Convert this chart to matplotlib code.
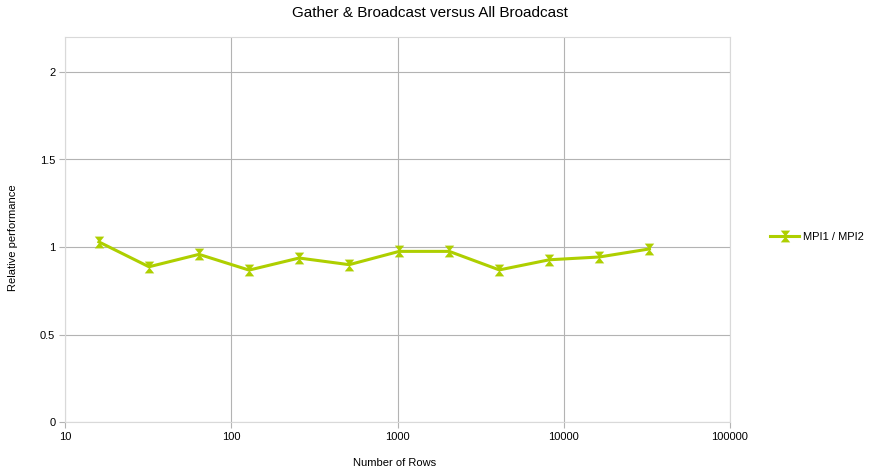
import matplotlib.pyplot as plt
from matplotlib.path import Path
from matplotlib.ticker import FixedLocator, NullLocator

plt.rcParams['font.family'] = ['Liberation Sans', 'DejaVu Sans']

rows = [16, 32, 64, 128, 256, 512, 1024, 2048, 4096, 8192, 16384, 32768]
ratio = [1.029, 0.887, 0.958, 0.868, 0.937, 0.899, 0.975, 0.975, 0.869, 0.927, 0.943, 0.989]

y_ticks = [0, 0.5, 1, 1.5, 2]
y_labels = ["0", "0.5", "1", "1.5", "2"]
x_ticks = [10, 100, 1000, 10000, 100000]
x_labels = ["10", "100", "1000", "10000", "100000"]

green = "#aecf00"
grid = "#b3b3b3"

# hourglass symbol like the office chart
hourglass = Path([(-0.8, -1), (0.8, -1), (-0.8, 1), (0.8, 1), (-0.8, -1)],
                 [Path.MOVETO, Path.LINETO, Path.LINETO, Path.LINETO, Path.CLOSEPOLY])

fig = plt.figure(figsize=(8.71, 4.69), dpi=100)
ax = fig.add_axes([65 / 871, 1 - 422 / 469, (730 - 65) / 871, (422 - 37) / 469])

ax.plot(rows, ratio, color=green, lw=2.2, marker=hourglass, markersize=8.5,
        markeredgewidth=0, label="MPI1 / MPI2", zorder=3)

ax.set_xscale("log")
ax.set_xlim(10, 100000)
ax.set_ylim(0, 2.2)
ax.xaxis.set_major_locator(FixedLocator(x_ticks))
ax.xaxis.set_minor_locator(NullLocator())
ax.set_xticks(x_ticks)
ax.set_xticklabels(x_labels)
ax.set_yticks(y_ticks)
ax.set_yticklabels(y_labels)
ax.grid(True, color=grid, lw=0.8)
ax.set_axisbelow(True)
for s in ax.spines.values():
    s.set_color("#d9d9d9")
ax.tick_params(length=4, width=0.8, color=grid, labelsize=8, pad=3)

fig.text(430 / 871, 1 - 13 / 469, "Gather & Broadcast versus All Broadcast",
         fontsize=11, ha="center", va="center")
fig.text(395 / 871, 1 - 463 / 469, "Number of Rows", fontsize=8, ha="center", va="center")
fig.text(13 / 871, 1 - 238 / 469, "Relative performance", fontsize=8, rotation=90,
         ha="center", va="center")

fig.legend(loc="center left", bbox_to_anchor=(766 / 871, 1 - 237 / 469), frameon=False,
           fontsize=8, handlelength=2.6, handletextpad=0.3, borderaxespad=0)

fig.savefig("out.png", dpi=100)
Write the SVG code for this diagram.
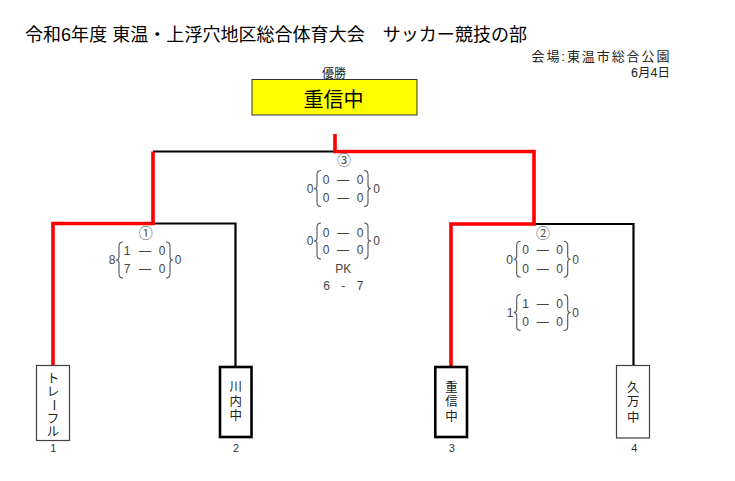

========

WHAT IS EXPECTED: Leave out the pictures and transcribe the entries above exactly.

TASK RESPONSE:
Convert this chart to matplotlib code.
import matplotlib.pyplot as plt
from matplotlib.path import Path
from matplotlib.ticker import FixedLocator, NullLocator

plt.rcParams['font.family'] = ['Liberation Sans', 'DejaVu Sans']

rows = [16, 32, 64, 128, 256, 512, 1024, 2048, 4096, 8192, 16384, 32768]
ratio = [1.029, 0.887, 0.958, 0.868, 0.937, 0.899, 0.975, 0.975, 0.869, 0.927, 0.943, 0.989]

y_ticks = [0, 0.5, 1, 1.5, 2]
y_labels = ["0", "0.5", "1", "1.5", "2"]
x_ticks = [10, 100, 1000, 10000, 100000]
x_labels = ["10", "100", "1000", "10000", "100000"]

green = "#aecf00"
grid = "#b3b3b3"

# hourglass symbol like the office chart
hourglass = Path([(-0.8, -1), (0.8, -1), (-0.8, 1), (0.8, 1), (-0.8, -1)],
                 [Path.MOVETO, Path.LINETO, Path.LINETO, Path.LINETO, Path.CLOSEPOLY])

fig = plt.figure(figsize=(8.71, 4.69), dpi=100)
ax = fig.add_axes([65 / 871, 1 - 422 / 469, (730 - 65) / 871, (422 - 37) / 469])

ax.plot(rows, ratio, color=green, lw=2.2, marker=hourglass, markersize=8.5,
        markeredgewidth=0, label="MPI1 / MPI2", zorder=3)

ax.set_xscale("log")
ax.set_xlim(10, 100000)
ax.set_ylim(0, 2.2)
ax.xaxis.set_major_locator(FixedLocator(x_ticks))
ax.xaxis.set_minor_locator(NullLocator())
ax.set_xticks(x_ticks)
ax.set_xticklabels(x_labels)
ax.set_yticks(y_ticks)
ax.set_yticklabels(y_labels)
ax.grid(True, color=grid, lw=0.8)
ax.set_axisbelow(True)
for s in ax.spines.values():
    s.set_color("#d9d9d9")
ax.tick_params(length=4, width=0.8, color=grid, labelsize=8, pad=3)

fig.text(430 / 871, 1 - 13 / 469, "Gather & Broadcast versus All Broadcast",
         fontsize=11, ha="center", va="center")
fig.text(395 / 871, 1 - 463 / 469, "Number of Rows", fontsize=8, ha="center", va="center")
fig.text(13 / 871, 1 - 238 / 469, "Relative performance", fontsize=8, rotation=90,
         ha="center", va="center")

fig.legend(loc="center left", bbox_to_anchor=(766 / 871, 1 - 237 / 469), frameon=False,
           fontsize=8, handlelength=2.6, handletextpad=0.3, borderaxespad=0)

fig.savefig("out.png", dpi=100)
Write the SVG code for this diagram.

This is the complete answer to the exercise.